However 4 days later she was hanging in there, no food of water for 4 days, no apparent pain, and strong pulse. It seemed like her eyes were more focused and tracking us and grip was still strong.

She had a respiratory infection, and a stoke (no one saw it, no hospital visit to confirm), and my sister and I still hadn't seen GP. GP who declared stroke and end of life was vacation coverage doctor.

So GP comes in on Tuesday, and in the absence of an advanced directive from Mum (of a detailed sort) we all decide to treat respiratory infection and give IV fluids to check if she is fighting back. After 72 hours with care home antibiotic and IV treatment via hospital at home it is decided she is not able to fight back so we are back on end of life again.

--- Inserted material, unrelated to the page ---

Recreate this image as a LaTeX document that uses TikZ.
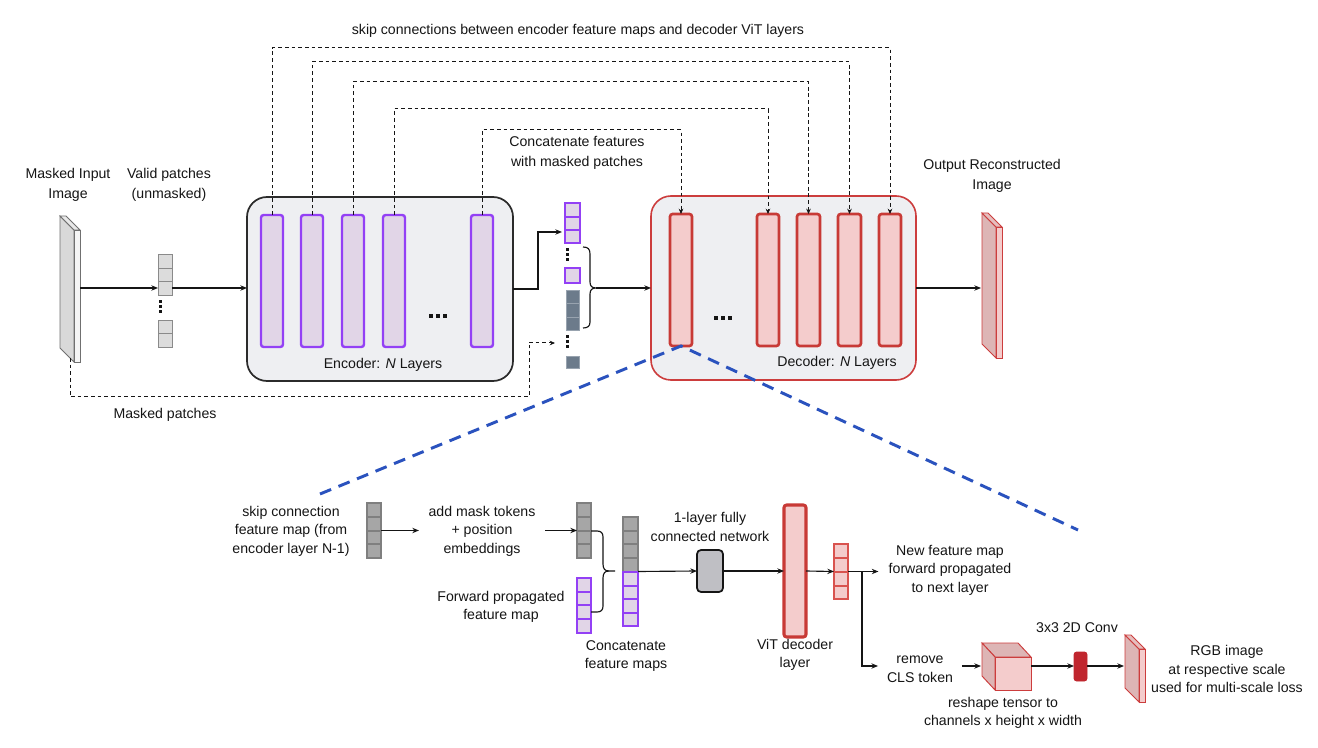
\documentclass[tikz,border=0pt]{standalone}
\usepackage{fontspec}
\setmainfont{Liberation Sans}
\usetikzlibrary{arrows.meta,fit,calc}
\definecolor{txt}{HTML}{151515}
\definecolor{purp}{HTML}{9340F5}
\definecolor{purpfill}{HTML}{E1D5E7}
\definecolor{boxfill}{HTML}{EEEFF2}
\definecolor{encstroke}{HTML}{2B2B2B}
\definecolor{decred}{HTML}{CC3D3D}
\definecolor{decred2}{HTML}{C83A36}
\definecolor{pinkfill}{HTML}{F4CCCC}
\definecolor{pinkdark}{HTML}{DDB5B5}
\definecolor{lightred}{HTML}{D9534F}
\definecolor{cellgray}{HTML}{DCDCDC}
\definecolor{cellgraystroke}{HTML}{8A8A8A}
\definecolor{midgray}{HTML}{A6A6A6}
\definecolor{midgraystroke}{HTML}{7F7F7F}
\definecolor{slate}{HTML}{6C7B8B}
\definecolor{slatestroke}{HTML}{98A3AF}
\definecolor{blueD}{HTML}{2A52BE}
\definecolor{convred}{HTML}{C0262E}
\definecolor{fcgray}{HTML}{BFBFC4}
\definecolor{slabgray}{HTML}{D9D9D9}
\definecolor{slabstroke}{HTML}{707070}
\begin{document}
\begin{tikzpicture}[x=0.75pt,y=-0.75pt,
  every node/.style={text=txt},
  lbl/.style={align=center, inner sep=1pt, font=\fontsize{10.6}{13.9}\selectfont},
  lblt/.style={align=center, inner sep=1pt, font=\fontsize{10.6}{15.5}\selectfont},
  fitbox/.style={inner sep=0pt, outer sep=0pt},
  encbox/.style={fitbox, draw=encstroke, fill=boxfill, line width=1.3pt, rounded corners=15pt},
  decbox/.style={fitbox, draw=decred, fill=boxfill, line width=1.2pt, rounded corners=15pt},
  enclayer/.style={fitbox, draw=purp, fill=purpfill, line width=1.8pt, rounded corners=2pt},
  declayer/.style={fitbox, draw=decred2, fill=pinkfill, line width=2pt, rounded corners=2pt},
  cellg/.style={fitbox, draw=cellgraystroke, fill=cellgray, line width=0.6pt},
  cellm/.style={fitbox, draw=midgraystroke, fill=midgray, line width=0.8pt},
  cellp/.style={fitbox, draw=purp, fill=purpfill, line width=1.3pt},
  cellsl/.style={fitbox, draw=slatestroke, fill=slate, line width=0.5pt},
  cellr/.style={fitbox, draw=lightred, fill=pinkfill, line width=1pt},
  ghost/.style={fitbox},
  arw/.style={-{Stealth[length=5pt,width=4pt]}, line width=0.85pt, draw=txt},
  plainline/.style={line width=0.85pt, draw=txt},
  skipl/.style={-{Stealth[length=4pt,width=3.5pt]}, line width=0.75pt, dash pattern=on 2.8pt off 2.2pt, draw=txt},
  dashl/.style={line width=0.75pt, dash pattern=on 2.8pt off 2.2pt, draw=txt},
  bluedash/.style={draw=blueD, line width=2.2pt, dash pattern=on 9pt off 6pt},
  dotsq/.style={fill=txt}
]
\useasboundingbox[fill=white] (0,0) rectangle (1318,748);

% ---------- top title
\node[lbl] (skiptxt) at (578,31) {skip connections between encoder feature maps and decoder ViT layers};

% ---------- masked input image
\filldraw[fill=slabgray, draw=slabstroke, line width=0.6pt] (60,216) -- (74,230) -- (74,362) -- (60,348) -- cycle;
\filldraw[fill=slabgray!60, draw=slabstroke, line width=0.6pt] (60,216) -- (66,216) -- (80,230) -- (74,230) -- cycle;
\node[fitbox, draw=slabstroke, fill=white!96!black, line width=0.6pt, fit={(74,230)(80,362)}] (inimg) {};
\coordinate (imgb) at (70,358);
\node[lblt] (intxt) at (68,185) {Masked Input\\Image};

% ---------- valid patches
\foreach \i/\ya/\yb in {1/254/268,2/268/281,3/281/295,4/320/333,5/333/347}
  \node[cellg, fit={(158,\ya)(172,\yb)}] (vp\i) {};
\foreach \yy in {300,305,310} \fill[dotsq] (159,\yy) rectangle (162,\yy+3);
\node[lblt] (vptxt) at (169,185) {Valid patches\\(unmasked)};

% ---------- encoder
\node[encbox, fit={(247,197)(513,381)}] (enc) {};
\node[enclayer, fit={(261,215)(283,347)}] (e1) {};
\node[enclayer, fit={(301,215)(323,347)}] (e2) {};
\node[enclayer, fit={(342,215)(364,347)}] (e3) {};
\node[enclayer, fit={(383,215)(405,347)}] (e4) {};
\node[enclayer, fit={(471,215)(493,347)}] (e5) {};
\foreach \xx in {429,436,443} \fill[dotsq] (\xx,314) rectangle (\xx+4,318);
\node[lbl] (enctxt) at (383,365) {Encoder: \textit{N} Layers};

\draw[arw] (inimg.east |- vp3.west) -- (vp3.west);
\draw[arw] (vp3.east) -- (vp3.east -| enc.west);

% ---------- concatenation stack
\foreach \i/\ya/\yb in {1/203/217,2/217/230,3/230/243,4/268/283}
  \node[cellp, fit={(565,\ya)(580,\yb)}] (cp\i) {};
\foreach \i/\ya/\yb in {1/290/303,2/303/317,3/317/330,4/356/368}
  \node[cellsl, fit={(566,\ya)(579,\yb)}] (sl\i) {};
\foreach \yy in {248,253,258,335,340,345} \fill[dotsq] (566,\yy) rectangle (569,\yy+3);
\node[lblt] (cattxt) at (577,153) {Concatenate features\\with masked patches};

\coordinate (cpin) at (562,232);
\draw[arw] (enc.east) -- (538,289) |- (cpin);

\draw[plainline] (583,247) .. controls (588,247) and (590,249) .. (590,254) -- (590,282)
  .. controls (590,286) and (592,288) .. (596,288)
  .. controls (592,288) and (590,290) .. (590,294) -- (590,322)
  .. controls (590,326) and (588,328) .. (583,328);
\coordinate (brtip) at (596,288);

% ---------- masked patches path
\coordinate (mpend) at (555,343);
\draw[dashl] (imgb) -- (70,397) -| (529,343);
\draw[skipl] (529,343) -- (mpend);
\node[lbl] (mptxt) at (165,415) {Masked patches};

% ---------- decoder
\node[decbox, fit={(651,196)(916,380)}] (dec) {};
\node[declayer, fit={(670,214)(692,346)}] (d1) {};
\node[declayer, fit={(757,214)(779,346)}] (d2) {};
\node[declayer, fit={(797,214)(820,346)}] (d3) {};
\node[declayer, fit={(838,214)(861,346)}] (d4) {};
\node[declayer, fit={(879,214)(901,346)}] (d5) {};
\foreach \xx in {714,721,728} \fill[dotsq] (\xx,316) rectangle (\xx+4,320);
\node[lbl] (dectxt) at (837,363) {Decoder: \textit{N} Layers};

\draw[arw] (brtip) -- (dec.west |- brtip);

% ---------- skip connections
\coordinate (h1) at (0,48);
\coordinate (h2) at (0,62);
\coordinate (h3) at (0,82);
\coordinate (h4) at (0,109);
\coordinate (h5) at (0,130);
\draw[skipl] (e1.north) -- (e1.north |- h1) -| (d5.north);
\draw[skipl] (e2.north) -- (e2.north |- h2) -| (d4.north);
\draw[skipl] (e3.north) -- (e3.north |- h3) -| (d3.north);
\draw[skipl] (e4.north) -- (e4.north |- h4) -| (d2.north);
\draw[skipl] (e5.north) -- (e5.north |- h5) -| (d1.north);

% ---------- output image
\filldraw[fill=pinkdark, draw=decred, line width=0.7pt] (982,213) -- (996,227) -- (996,358) -- (982,344) -- cycle;
\filldraw[fill=pinkdark!60!pinkfill, draw=decred, line width=0.7pt] (982,213) -- (988,213) -- (1002,227) -- (996,227) -- cycle;
\node[fitbox, draw=decred, fill=pinkfill, line width=0.7pt, fit={(996,227)(1002,358)}] (outimg) {};
\coordinate (outl) at (981,288);
\draw[arw] (dec.east) -- (outl);
\node[lblt] (outtxt) at (992,176) {Output Reconstructed\\Image};

% ---------- zoom lines
\coordinate (zl) at (320,494);
\coordinate (zr) at (1078,530);
\draw[bluedash] (zl) -- (d1.south) -- (zr);

% ---------- bottom detail
\foreach \i/\ya/\yb in {1/503/517,2/517/531,3/531/544,4/544/558}
  \node[cellm, fit={(367,\ya)(381,\yb)}] (sk\i) {};
\node[ghost, fit={(367,503)(381,558)}] (skst) {};
\node[lbl] (sktxt) at (291,531) {skip connection\\feature map (from\\encoder layer N-1)};

\node[lbl, inner xsep=7pt] (addl) at (482,531) {add mask tokens\\+ position\\embeddings};
\draw[arw] (skst.east) -- (addl.west |- skst.east);

\foreach \i/\ya/\yb in {1/503/517,2/517/531,3/531/544,4/544/558}
  \node[cellm, fit={(577,\ya)(591,\yb)}] (gb\i) {};
\node[ghost, fit={(577,503)(591,558)}] (gs2) {};
\draw[arw] (addl.east |- gs2.west) -- (gs2.west);

\foreach \i/\ya/\yb in {1/578/592,2/592/605,3/605/619,4/619/633}
  \node[cellp, fit={(577,\ya)(591,\yb)}] (pb\i) {};
\node[ghost, fit={(577,578)(591,633)}] (pp) {};
\node[lbl] (fptxt) at (501,607) {Forward propagated\\feature map};

\coordinate (br2tip) at (615,571);
\draw[plainline] (591,531) -- (597,531) .. controls (601,531) and (603,533) .. (603,537) -- (603,564)
  .. controls (603,569) and (605,571) .. (609,571) -- (br2tip);
\draw[plainline] (609,571) .. controls (605,571) and (603,573) .. (603,578) -- (603,606)
  .. controls (603,610) and (601,612) .. (597,612) -- (591,612);

\foreach \i/\ya/\yb in {1/517/531,2/531/544,3/544/558,4/558/572}
  \node[cellm, fit={(623,\ya)(638,\yb)}] (cg\i) {};
\foreach \i/\ya/\yb in {1/572/586,2/586/599,3/599/613,4/613/626}
  \node[cellp, fit={(623,\ya)(638,\yb)}] (cq\i) {};
\node[ghost, fit={(623,517)(638,626)}] (cs) {};
\node[lbl] (cstxt) at (626,656) {Concatenate\\feature maps};

\node[fitbox, draw=txt, fill=fcgray, line width=1.3pt, rounded corners=3pt, fit={(697,550)(723,592)}] (fc) {};
\node[lbl] (fctxt) at (710,527) {1-layer fully\\connected network};
\draw[arw] (cs.east) -- (fc.west);

\node[declayer, line width=2.3pt, fit={(784,505)(806,637)}] (vit) {};
\node[lbl] (vittxt) at (795,655) {ViT decoder\\layer};
\draw[arw] (fc.east) -- (vit.west);

\foreach \i/\ya/\yb in {1/544/558,2/558/572,3/572/586,4/586/599}
  \node[cellr, fit={(834,\ya)(848,\yb)}] (rc\i) {};
\node[ghost, fit={(834,544)(848,599)}] (rs) {};
\draw[arw] (vit.east) -- (rs.west);

\node[lbl, inner xsep=7.5pt] (newl) at (950,570) {New feature map\\forward propagated\\to next layer};
\coordinate (brn) at (862,571.5);
\draw[plainline] (rs.east) -- (brn);
\draw[arw] (brn) -- (brn -| newl.west);

\node[lbl, inner xsep=6.5pt] (rml) at (920,669) {remove\\CLS token};
\coordinate (rmy) at (0,666);
\draw[arw] (brn) |- (rml.west |- rmy);

% cube
\filldraw[fill=pinkdark, draw=decred, line width=0.7pt] (982,643) -- (1018,643) -- (1031,657) -- (995,657) -- cycle;
\filldraw[fill=pinkdark, draw=decred, line width=0.7pt] (982,643) -- (995,657) -- (995,690) -- (982,676) -- cycle;
\node[fitbox, draw=decred, fill=pinkfill, line width=0.7pt, fit={(995,657)(1031,690)}] (cubef) {};
\coordinate (cubel) at (981,666);
\draw[arw] (rml.east |- rmy) -- (cubel);
\node[lbl] (cubetxt) at (1003,713) {reshape tensor to\\channels x height x width};

\node[fitbox, draw=convred, fill=convred, line width=0.6pt, rounded corners=2pt, fit={(1074,652)(1087,681)}] (conv) {};
\node[lbl] (convtxt) at (1077,628) {3x3 2D Conv};
\draw[arw] (cubef.east |- rmy) -- (conv.west |- rmy);

% RGB slab
\filldraw[fill=pinkdark, draw=decred, line width=0.7pt] (1125,635) -- (1139,649) -- (1139,702) -- (1125,688) -- cycle;
\filldraw[fill=pinkdark!60!pinkfill, draw=decred, line width=0.7pt] (1125,635) -- (1131,635) -- (1145,649) -- (1139,649) -- cycle;
\node[fitbox, draw=decred, fill=pinkfill, line width=0.7pt, fit={(1139,649)(1145,702)}] (rgb) {};
\coordinate (rgbl) at (1124,666);
\draw[arw] (conv.east |- rmy) -- (rgbl);
\node[lbl] (rgbtxt) at (1227,669) {RGB image\\at respective scale\\used for multi-scale loss};

\end{tikzpicture}
\end{document}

It was so difficult to make the decision without Advance Directive, which we would have had to discuss 10 years ago with Mum, prior to dementia

So DNR is all well and good but doesn't cover the half of it, in our experience.

Poor Mum, we are praying for a quick and peaceful passing for her, but her body was strong before this incident so who knows.

Just wanted to share, because this situation was a surprise to sis and I who thought we were so well prepared!

Sue
 

jaymor

Volunteer Moderator
Jul 14, 2006
13,232
England
My understanding of DNR is that it is an instruction that no intervention is used to resuscitate the person after the heart has stopped beating or the breathing has stopped. It does not rule out trying medication.
 

lemonjuice

Registered User
Jun 15, 2016
1,534
England
That is exactly the problem. We had no idea if Mum would have wanted antibiotics and fluids given her situation. So hard. Sue
I think you'd find that she'd be administered antibiotics and fluids anyway these days. Everyone is so afraid of being accused of 'assisting someone's death'.

One of the first things we did many years ago was to get the purple forms for DNR, but as you so rightly point out they are only useful if the person has a heart attack. So not really much use as we watch our LOs struggle with all the other slow ways of dying.
 

cragmaid

Registered User
Oct 18, 2010
7,941
North East England
In the UK, along with the DNR we have the EHCP....Emergency Health Care Plan....which is decided along with the GP. We had one for Mum because she was in a CH and not Nursing home, if she needed IV ABs she would have to go to the A&E. We stated that in the even of a need for Emergency treatment, Mum would only be taken to A&E in the event of a physical Trauma i.e skin damage or broken bones.

This was backed up by the LPA which permitted me to act in Mum's best interests.

It might be worth enquiring if such a plan is available where you live.